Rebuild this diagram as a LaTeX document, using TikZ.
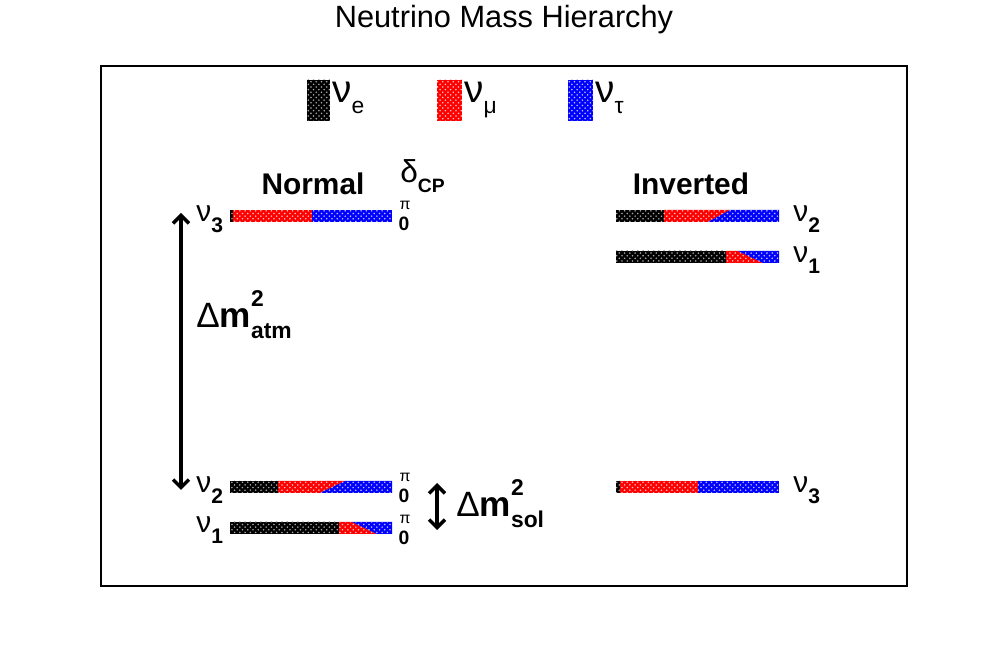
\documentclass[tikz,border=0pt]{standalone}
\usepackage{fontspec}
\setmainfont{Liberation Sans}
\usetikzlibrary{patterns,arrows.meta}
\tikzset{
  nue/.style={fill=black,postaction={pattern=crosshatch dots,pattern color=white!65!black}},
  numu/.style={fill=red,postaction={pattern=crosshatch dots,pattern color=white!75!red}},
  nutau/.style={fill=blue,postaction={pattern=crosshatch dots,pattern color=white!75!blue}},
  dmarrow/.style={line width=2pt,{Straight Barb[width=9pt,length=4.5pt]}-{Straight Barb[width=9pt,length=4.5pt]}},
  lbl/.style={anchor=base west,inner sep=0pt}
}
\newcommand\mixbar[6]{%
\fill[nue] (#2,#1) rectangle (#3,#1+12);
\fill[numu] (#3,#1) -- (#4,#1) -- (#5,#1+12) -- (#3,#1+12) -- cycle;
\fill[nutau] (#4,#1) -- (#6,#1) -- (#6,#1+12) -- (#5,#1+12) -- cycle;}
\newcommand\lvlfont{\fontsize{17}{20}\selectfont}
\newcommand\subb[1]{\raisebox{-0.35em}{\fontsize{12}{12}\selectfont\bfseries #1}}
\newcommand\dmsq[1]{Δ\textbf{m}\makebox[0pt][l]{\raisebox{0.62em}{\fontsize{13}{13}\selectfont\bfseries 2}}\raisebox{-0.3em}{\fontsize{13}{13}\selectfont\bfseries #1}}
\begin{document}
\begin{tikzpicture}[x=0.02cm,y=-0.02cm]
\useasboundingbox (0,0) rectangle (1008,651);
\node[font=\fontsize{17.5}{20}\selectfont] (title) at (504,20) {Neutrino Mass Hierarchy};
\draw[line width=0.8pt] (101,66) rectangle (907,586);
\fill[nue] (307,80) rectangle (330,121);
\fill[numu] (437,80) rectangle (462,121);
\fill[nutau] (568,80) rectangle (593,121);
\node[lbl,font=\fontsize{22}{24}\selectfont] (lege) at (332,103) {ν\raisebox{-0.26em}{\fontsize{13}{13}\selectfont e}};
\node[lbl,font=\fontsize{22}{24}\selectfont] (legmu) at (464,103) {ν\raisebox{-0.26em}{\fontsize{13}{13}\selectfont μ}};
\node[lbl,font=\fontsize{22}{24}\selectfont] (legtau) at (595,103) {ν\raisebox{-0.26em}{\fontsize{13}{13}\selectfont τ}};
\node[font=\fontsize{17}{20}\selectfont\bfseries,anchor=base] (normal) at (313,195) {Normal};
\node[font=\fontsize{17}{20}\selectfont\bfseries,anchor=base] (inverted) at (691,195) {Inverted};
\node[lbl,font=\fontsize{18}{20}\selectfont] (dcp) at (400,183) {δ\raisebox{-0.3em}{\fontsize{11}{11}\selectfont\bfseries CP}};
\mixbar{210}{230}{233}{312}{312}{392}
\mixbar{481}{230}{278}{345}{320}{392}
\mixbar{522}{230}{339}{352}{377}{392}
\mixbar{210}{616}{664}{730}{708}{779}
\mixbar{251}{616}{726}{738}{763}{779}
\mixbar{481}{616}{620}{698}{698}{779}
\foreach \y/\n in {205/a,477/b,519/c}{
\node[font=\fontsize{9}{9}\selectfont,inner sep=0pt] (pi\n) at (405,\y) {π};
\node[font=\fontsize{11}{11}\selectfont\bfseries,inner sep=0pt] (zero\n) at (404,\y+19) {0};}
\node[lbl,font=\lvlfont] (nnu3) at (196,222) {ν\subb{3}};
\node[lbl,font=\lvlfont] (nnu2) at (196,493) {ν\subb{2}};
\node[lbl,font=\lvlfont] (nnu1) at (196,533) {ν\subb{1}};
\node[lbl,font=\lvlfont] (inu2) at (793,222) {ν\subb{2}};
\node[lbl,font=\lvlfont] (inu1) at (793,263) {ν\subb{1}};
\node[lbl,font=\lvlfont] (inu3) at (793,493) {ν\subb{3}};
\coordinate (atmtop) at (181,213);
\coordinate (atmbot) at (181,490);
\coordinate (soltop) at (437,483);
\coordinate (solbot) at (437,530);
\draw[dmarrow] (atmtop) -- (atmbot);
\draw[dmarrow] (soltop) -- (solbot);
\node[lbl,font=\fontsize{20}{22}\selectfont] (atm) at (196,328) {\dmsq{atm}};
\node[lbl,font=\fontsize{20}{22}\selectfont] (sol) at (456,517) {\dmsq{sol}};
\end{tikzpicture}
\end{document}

### WHAT IS EXPECTED
Take the data above and repeat it exactly, leaving each picture out.

### OUTPUT
Rebuild this diagram as a LaTeX document, using TikZ.
\documentclass[tikz,border=0pt]{standalone}
\usepackage{fontspec}
\setmainfont{Liberation Sans}
\usetikzlibrary{patterns,arrows.meta}
\tikzset{
  nue/.style={fill=black,postaction={pattern=crosshatch dots,pattern color=white!65!black}},
  numu/.style={fill=red,postaction={pattern=crosshatch dots,pattern color=white!75!red}},
  nutau/.style={fill=blue,postaction={pattern=crosshatch dots,pattern color=white!75!blue}},
  dmarrow/.style={line width=2pt,{Straight Barb[width=9pt,length=4.5pt]}-{Straight Barb[width=9pt,length=4.5pt]}},
  lbl/.style={anchor=base west,inner sep=0pt}
}
\newcommand\mixbar[6]{%
\fill[nue] (#2,#1) rectangle (#3,#1+12);
\fill[numu] (#3,#1) -- (#4,#1) -- (#5,#1+12) -- (#3,#1+12) -- cycle;
\fill[nutau] (#4,#1) -- (#6,#1) -- (#6,#1+12) -- (#5,#1+12) -- cycle;}
\newcommand\lvlfont{\fontsize{17}{20}\selectfont}
\newcommand\subb[1]{\raisebox{-0.35em}{\fontsize{12}{12}\selectfont\bfseries #1}}
\newcommand\dmsq[1]{Δ\textbf{m}\makebox[0pt][l]{\raisebox{0.62em}{\fontsize{13}{13}\selectfont\bfseries 2}}\raisebox{-0.3em}{\fontsize{13}{13}\selectfont\bfseries #1}}
\begin{document}
\begin{tikzpicture}[x=0.02cm,y=-0.02cm]
\useasboundingbox (0,0) rectangle (1008,651);
\node[font=\fontsize{17.5}{20}\selectfont] (title) at (504,20) {Neutrino Mass Hierarchy};
\draw[line width=0.8pt] (101,66) rectangle (907,586);
\fill[nue] (307,80) rectangle (330,121);
\fill[numu] (437,80) rectangle (462,121);
\fill[nutau] (568,80) rectangle (593,121);
\node[lbl,font=\fontsize{22}{24}\selectfont] (lege) at (332,103) {ν\raisebox{-0.26em}{\fontsize{13}{13}\selectfont e}};
\node[lbl,font=\fontsize{22}{24}\selectfont] (legmu) at (464,103) {ν\raisebox{-0.26em}{\fontsize{13}{13}\selectfont μ}};
\node[lbl,font=\fontsize{22}{24}\selectfont] (legtau) at (595,103) {ν\raisebox{-0.26em}{\fontsize{13}{13}\selectfont τ}};
\node[font=\fontsize{17}{20}\selectfont\bfseries,anchor=base] (normal) at (313,195) {Normal};
\node[font=\fontsize{17}{20}\selectfont\bfseries,anchor=base] (inverted) at (691,195) {Inverted};
\node[lbl,font=\fontsize{18}{20}\selectfont] (dcp) at (400,183) {δ\raisebox{-0.3em}{\fontsize{11}{11}\selectfont\bfseries CP}};
\mixbar{210}{230}{233}{312}{312}{392}
\mixbar{481}{230}{278}{345}{320}{392}
\mixbar{522}{230}{339}{352}{377}{392}
\mixbar{210}{616}{664}{730}{708}{779}
\mixbar{251}{616}{726}{738}{763}{779}
\mixbar{481}{616}{620}{698}{698}{779}
\foreach \y/\n in {205/a,477/b,519/c}{
\node[font=\fontsize{9}{9}\selectfont,inner sep=0pt] (pi\n) at (405,\y) {π};
\node[font=\fontsize{11}{11}\selectfont\bfseries,inner sep=0pt] (zero\n) at (404,\y+19) {0};}
\node[lbl,font=\lvlfont] (nnu3) at (196,222) {ν\subb{3}};
\node[lbl,font=\lvlfont] (nnu2) at (196,493) {ν\subb{2}};
\node[lbl,font=\lvlfont] (nnu1) at (196,533) {ν\subb{1}};
\node[lbl,font=\lvlfont] (inu2) at (793,222) {ν\subb{2}};
\node[lbl,font=\lvlfont] (inu1) at (793,263) {ν\subb{1}};
\node[lbl,font=\lvlfont] (inu3) at (793,493) {ν\subb{3}};
\coordinate (atmtop) at (181,213);
\coordinate (atmbot) at (181,490);
\coordinate (soltop) at (437,483);
\coordinate (solbot) at (437,530);
\draw[dmarrow] (atmtop) -- (atmbot);
\draw[dmarrow] (soltop) -- (solbot);
\node[lbl,font=\fontsize{20}{22}\selectfont] (atm) at (196,328) {\dmsq{atm}};
\node[lbl,font=\fontsize{20}{22}\selectfont] (sol) at (456,517) {\dmsq{sol}};
\end{tikzpicture}
\end{document}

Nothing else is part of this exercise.